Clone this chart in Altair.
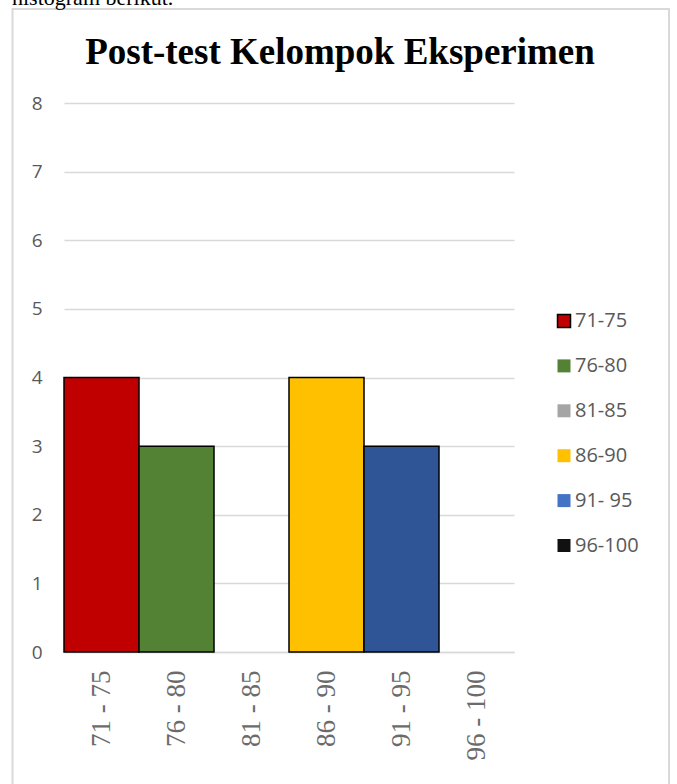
import altair as alt
import pandas as pd

# Post-test score classes and their frequencies
kelas = ["71-75", "76-80", "81-85", "86-90", "91- 95", "96-100"]
label_sumbu = ["71 - 75", "76 - 80", "81 - 85", "86 - 90", "91 - 95", "96 - 100"]
frekuensi = [4, 3, 0, 4, 3, 0]

# legend swatches and bar fills (the 91-95 bar is a darker blue than its swatch)
warna_legenda = ["#C00000", "#548235", "#A5A5A5", "#FFC000", "#4472C4", "#111111"]
warna_batang = ["#C00000", "#548235", "#A5A5A5", "#FFC000", "#2F5597", "#111111"]

judul = "Post-test Kelompok Eksperimen"
teks_atas = "histogram berikut."

df = pd.DataFrame({
    "kelas": kelas,
    "sumbu": label_sumbu,
    "frekuensi": frekuensi,
    "warna": warna_batang,
})

W, H = 450, 549
PAD = {"left": 64, "top": 103, "right": 677 - 64 - W, "bottom": 784 - 103 - H}

x_enc = alt.X(
    "sumbu:N",
    sort=label_sumbu,
    scale=alt.Scale(domain=label_sumbu, paddingInner=0, paddingOuter=0),
    axis=alt.Axis(
        title=None,
        labelAngle=270,
        labelFont="Liberation Serif",
        labelFontSize=27,
        labelColor="#6b6b6b",
        labelPadding=18,
        ticks=False,
        domainColor="#d9d9d9",
        domainWidth=1.5,
        grid=False,
    ),
)
y_enc = alt.Y(
    "frekuensi:Q",
    scale=alt.Scale(domain=[0, 8], nice=False),
    axis=alt.Axis(
        title=None,
        values=list(range(0, 9)),
        format="d",
        labelFont="Open Sans",
        labelFontSize=19,
        labelColor="#595959",
        labelPadding=22,
        ticks=False,
        domain=False,
        gridColor="#d9d9d9",
        gridWidth=1.5,
    ),
)

bars_data = alt.Chart(df).transform_filter("datum.frekuensi > 0")

# base layer carries the legend
legend_bars = bars_data.mark_bar().encode(
    x=x_enc,
    y=y_enc,
    color=alt.Color(
        "kelas:N",
        sort=kelas,
        scale=alt.Scale(domain=kelas, range=warna_legenda),
        legend=alt.Legend(
            title=None,
            orient="none",
            legendX=490,
            legendY=208,
            symbolType="square",
            symbolSize=169,
            symbolStrokeWidth=1.5,
            symbolStrokeColor={"expr": "datum.value === '71-75' ? '#000000' : 'transparent'"},
            labelFont="Open Sans",
            labelFontSize=20,
            labelColor="#595959",
            labelOffset=1,
            rowPadding=24.9,
            padding=0,
        ),
    ),
)

# visible bars with black outlines
fill_bars = bars_data.mark_bar(stroke="#000000", strokeWidth=1.5).encode(
    x=alt.X("sumbu:N", sort=label_sumbu),
    y="frekuensi:Q",
    fill=alt.Fill("warna:N", scale=None, legend=None),
)

# light frame around the figure
frame = alt.Chart(pd.DataFrame({"a": [0]})).mark_rect(
    fill=None, stroke="#d9d9d9", strokeWidth=2
).encode(
    x=alt.value(-51.5), x2=alt.value(605), y=alt.value(-94), y2=alt.value(700)
)

# line of body text above the figure
caption = alt.Chart(pd.DataFrame({"t": [teks_atas]})).mark_text(
    font="Liberation Serif", fontSize=22, color="#000000", align="left", baseline="alphabetic"
).encode(
    text="t:N", x=alt.value(-52), y=alt.value(-98)
)

# chart heading, centred on the frame
heading = alt.Chart(pd.DataFrame({"t": [judul]})).mark_text(
    font="Liberation Serif", fontSize=37, fontWeight="bold", color="#000000",
    align="center", baseline="alphabetic"
).encode(
    text="t:N", x=alt.value(276), y=alt.value(-39)
)

chart = alt.layer(legend_bars, fill_bars, frame, caption, heading).properties(
    width=W,
    height=H,
    padding=PAD,
    autosize=alt.AutoSizeParams(type="none"),
    background="#ffffff",
).configure_view(stroke=None)

chart.save("out.html", embed_options={"renderer": "svg", "actions": False})
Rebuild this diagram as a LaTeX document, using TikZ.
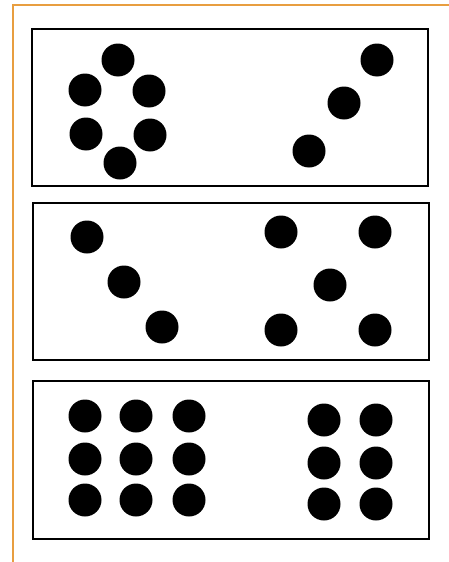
\documentclass[tikz,border=0pt]{standalone}
\usepackage{tikz}
\definecolor{myorange}{rgb}{0.91,0.62,0.25}

\begin{document}
\begin{tikzpicture}[x=1pt,y=-1pt]
  \useasboundingbox (0,0) rectangle (449,562);
  \draw[myorange,line width=2pt] (13,562) -- (13,5) -- (449,5);
  % three panels
  \draw[line width=1.5pt] (32,29) rectangle (428,186);
  \draw[line width=1.5pt] (33,203) rectangle (429,360);
  \draw[line width=1.5pt] (33,381) rectangle (429,539);
  % first panel
  \foreach \dx/\dy in {118/60,85/90,149/91,86/134,150/135,120/163,377/60,344/103,309/151}
    \fill (\dx,\dy) circle (16.5);
  % second panel
  \foreach \dx/\dy in {87/237,124/282,162/327,281/232,375/232,330/285,281/330,375/330}
    \fill (\dx,\dy) circle (16.5);
  % third panel
  \foreach \dx in {85,136,189}
    \foreach \dy in {416,459,500}
      \fill (\dx,\dy) circle (16.5);
  \foreach \dx in {324,376}
    \foreach \dy in {420,463,504}
      \fill (\dx,\dy) circle (16.5);
\end{tikzpicture}
\end{document}
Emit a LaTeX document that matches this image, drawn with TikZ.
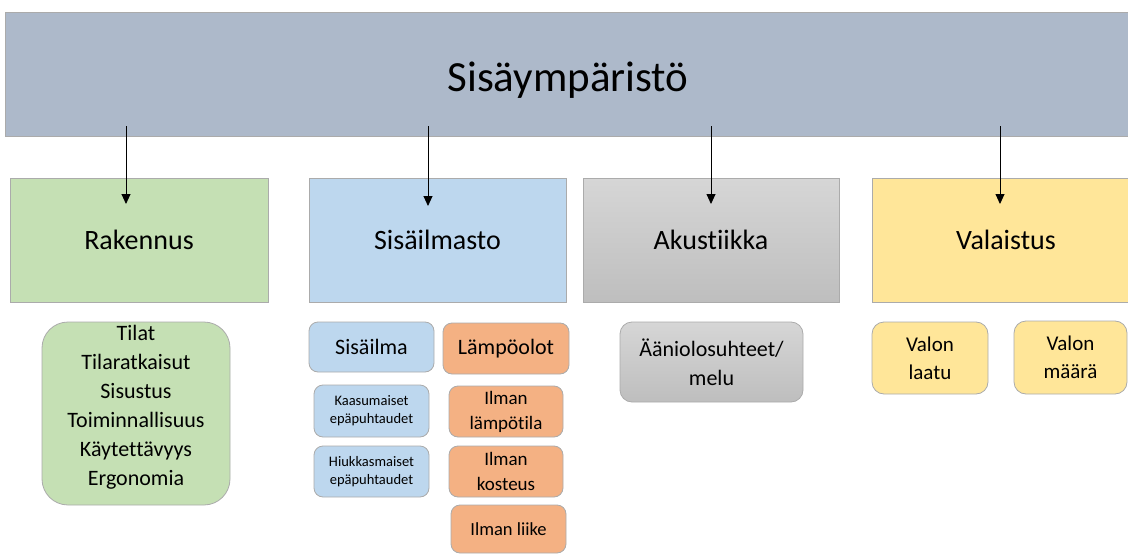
☆ ☆ ☆ ☆
Collect the complete line wherever the string "with" appears in the records.

# visible bars with black outlines
Emit a LaTeX document that matches this image, drawn with TikZ.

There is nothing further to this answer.